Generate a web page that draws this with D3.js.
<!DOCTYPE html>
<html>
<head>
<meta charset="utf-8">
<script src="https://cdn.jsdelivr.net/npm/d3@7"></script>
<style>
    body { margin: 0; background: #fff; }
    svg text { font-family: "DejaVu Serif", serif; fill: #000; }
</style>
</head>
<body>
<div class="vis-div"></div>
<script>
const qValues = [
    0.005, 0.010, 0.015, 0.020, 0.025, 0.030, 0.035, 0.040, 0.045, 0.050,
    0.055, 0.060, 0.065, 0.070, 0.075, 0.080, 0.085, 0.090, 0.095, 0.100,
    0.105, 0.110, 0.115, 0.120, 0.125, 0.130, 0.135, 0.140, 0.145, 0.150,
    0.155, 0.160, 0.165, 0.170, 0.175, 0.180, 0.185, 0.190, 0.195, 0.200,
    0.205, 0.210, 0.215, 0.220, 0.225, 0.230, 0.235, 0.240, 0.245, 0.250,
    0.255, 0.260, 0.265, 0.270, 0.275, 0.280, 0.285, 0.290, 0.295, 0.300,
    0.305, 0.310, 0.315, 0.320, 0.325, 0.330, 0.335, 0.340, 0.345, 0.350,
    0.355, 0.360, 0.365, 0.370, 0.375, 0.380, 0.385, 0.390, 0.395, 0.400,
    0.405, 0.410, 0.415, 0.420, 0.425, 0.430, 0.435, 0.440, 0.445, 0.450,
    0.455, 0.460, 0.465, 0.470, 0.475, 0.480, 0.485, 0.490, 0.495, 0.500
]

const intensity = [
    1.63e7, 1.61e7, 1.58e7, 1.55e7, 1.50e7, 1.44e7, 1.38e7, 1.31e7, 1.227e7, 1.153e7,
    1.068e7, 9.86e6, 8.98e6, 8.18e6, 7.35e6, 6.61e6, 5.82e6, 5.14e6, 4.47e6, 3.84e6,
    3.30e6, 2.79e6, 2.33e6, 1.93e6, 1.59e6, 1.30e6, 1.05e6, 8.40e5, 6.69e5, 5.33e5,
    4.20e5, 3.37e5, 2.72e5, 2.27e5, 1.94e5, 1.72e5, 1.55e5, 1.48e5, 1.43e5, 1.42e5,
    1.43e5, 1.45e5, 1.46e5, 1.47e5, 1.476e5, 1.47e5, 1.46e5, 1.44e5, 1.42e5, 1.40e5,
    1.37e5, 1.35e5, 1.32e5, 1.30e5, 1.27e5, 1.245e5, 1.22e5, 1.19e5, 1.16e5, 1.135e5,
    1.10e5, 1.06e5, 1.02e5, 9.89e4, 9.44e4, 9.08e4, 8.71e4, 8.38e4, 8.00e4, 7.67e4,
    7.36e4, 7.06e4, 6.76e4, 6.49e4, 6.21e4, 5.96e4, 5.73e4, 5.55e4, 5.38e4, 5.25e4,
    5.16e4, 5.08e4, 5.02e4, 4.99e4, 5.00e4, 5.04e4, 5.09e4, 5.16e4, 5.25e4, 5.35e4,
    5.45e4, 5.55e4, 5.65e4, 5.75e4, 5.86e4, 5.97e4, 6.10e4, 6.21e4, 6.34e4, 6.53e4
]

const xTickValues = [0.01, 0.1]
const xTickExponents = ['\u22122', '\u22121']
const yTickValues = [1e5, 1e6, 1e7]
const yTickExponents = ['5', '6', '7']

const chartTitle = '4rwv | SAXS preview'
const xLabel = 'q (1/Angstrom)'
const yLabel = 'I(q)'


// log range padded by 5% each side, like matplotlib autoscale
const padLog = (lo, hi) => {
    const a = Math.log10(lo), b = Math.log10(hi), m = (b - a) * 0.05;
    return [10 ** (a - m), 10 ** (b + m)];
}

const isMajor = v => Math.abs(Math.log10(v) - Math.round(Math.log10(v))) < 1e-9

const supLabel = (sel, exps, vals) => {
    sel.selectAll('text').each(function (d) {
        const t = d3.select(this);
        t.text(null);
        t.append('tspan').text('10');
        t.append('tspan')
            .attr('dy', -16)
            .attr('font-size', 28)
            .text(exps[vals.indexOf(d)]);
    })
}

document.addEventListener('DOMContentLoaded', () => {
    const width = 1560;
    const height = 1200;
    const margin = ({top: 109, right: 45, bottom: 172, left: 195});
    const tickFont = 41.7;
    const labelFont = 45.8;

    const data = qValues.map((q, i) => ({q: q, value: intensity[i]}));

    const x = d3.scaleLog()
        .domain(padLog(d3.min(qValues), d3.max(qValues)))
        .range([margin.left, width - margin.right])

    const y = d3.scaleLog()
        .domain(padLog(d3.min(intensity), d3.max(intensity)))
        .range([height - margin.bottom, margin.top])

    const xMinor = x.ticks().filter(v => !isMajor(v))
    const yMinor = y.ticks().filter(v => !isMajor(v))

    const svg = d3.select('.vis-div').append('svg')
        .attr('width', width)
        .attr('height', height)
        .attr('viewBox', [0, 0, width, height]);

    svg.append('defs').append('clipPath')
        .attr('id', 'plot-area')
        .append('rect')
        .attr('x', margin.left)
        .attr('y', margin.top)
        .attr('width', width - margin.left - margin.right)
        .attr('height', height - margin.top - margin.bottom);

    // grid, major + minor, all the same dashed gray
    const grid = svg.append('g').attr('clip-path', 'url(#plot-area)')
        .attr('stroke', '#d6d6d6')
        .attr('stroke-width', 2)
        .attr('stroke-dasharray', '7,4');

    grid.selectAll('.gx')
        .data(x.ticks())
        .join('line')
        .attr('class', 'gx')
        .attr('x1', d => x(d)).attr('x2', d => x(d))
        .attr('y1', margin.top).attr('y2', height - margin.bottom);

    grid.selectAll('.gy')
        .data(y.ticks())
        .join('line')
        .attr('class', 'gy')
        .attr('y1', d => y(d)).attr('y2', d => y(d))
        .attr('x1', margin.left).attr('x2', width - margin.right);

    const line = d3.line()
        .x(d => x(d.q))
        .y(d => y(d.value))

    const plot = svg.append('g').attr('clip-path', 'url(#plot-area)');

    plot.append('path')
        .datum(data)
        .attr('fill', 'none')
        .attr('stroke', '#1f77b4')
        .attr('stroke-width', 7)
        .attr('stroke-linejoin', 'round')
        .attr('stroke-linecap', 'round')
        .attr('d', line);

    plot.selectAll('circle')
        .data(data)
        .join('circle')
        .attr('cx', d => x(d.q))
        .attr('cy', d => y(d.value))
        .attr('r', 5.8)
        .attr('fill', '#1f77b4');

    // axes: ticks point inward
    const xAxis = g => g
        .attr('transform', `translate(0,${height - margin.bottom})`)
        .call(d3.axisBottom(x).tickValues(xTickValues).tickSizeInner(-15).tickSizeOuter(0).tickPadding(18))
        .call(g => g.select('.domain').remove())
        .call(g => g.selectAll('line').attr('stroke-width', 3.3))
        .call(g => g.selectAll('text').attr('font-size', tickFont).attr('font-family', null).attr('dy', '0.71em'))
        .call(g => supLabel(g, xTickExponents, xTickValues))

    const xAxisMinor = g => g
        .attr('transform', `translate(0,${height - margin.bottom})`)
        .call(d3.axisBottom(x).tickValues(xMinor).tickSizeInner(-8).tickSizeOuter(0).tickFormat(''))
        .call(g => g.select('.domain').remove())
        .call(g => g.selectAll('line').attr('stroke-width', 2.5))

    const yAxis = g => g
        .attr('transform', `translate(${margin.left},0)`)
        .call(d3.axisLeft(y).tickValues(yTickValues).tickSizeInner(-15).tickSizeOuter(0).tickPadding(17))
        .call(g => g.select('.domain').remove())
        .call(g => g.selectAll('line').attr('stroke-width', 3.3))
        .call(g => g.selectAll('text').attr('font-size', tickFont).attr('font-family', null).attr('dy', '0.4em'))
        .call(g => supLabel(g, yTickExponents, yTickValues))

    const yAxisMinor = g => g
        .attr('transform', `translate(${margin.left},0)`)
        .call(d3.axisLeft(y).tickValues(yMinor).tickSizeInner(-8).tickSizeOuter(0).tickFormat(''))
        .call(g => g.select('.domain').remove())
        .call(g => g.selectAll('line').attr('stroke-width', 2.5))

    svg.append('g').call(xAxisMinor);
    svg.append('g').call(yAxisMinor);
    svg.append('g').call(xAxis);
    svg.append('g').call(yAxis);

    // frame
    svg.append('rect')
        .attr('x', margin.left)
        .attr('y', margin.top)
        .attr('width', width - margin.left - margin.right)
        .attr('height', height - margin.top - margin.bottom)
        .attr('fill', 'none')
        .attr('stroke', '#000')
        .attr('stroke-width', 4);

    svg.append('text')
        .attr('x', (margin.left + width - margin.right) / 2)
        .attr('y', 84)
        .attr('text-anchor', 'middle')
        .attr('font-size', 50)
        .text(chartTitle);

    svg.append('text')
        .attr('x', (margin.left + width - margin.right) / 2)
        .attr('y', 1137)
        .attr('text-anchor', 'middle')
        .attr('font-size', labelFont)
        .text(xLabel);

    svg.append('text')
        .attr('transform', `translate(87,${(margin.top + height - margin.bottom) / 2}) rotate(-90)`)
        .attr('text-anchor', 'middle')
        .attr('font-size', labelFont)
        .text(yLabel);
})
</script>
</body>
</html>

....

• Challenge
What is the number of lines that contain "this"? Reply with that number alone.

• Problem solution
2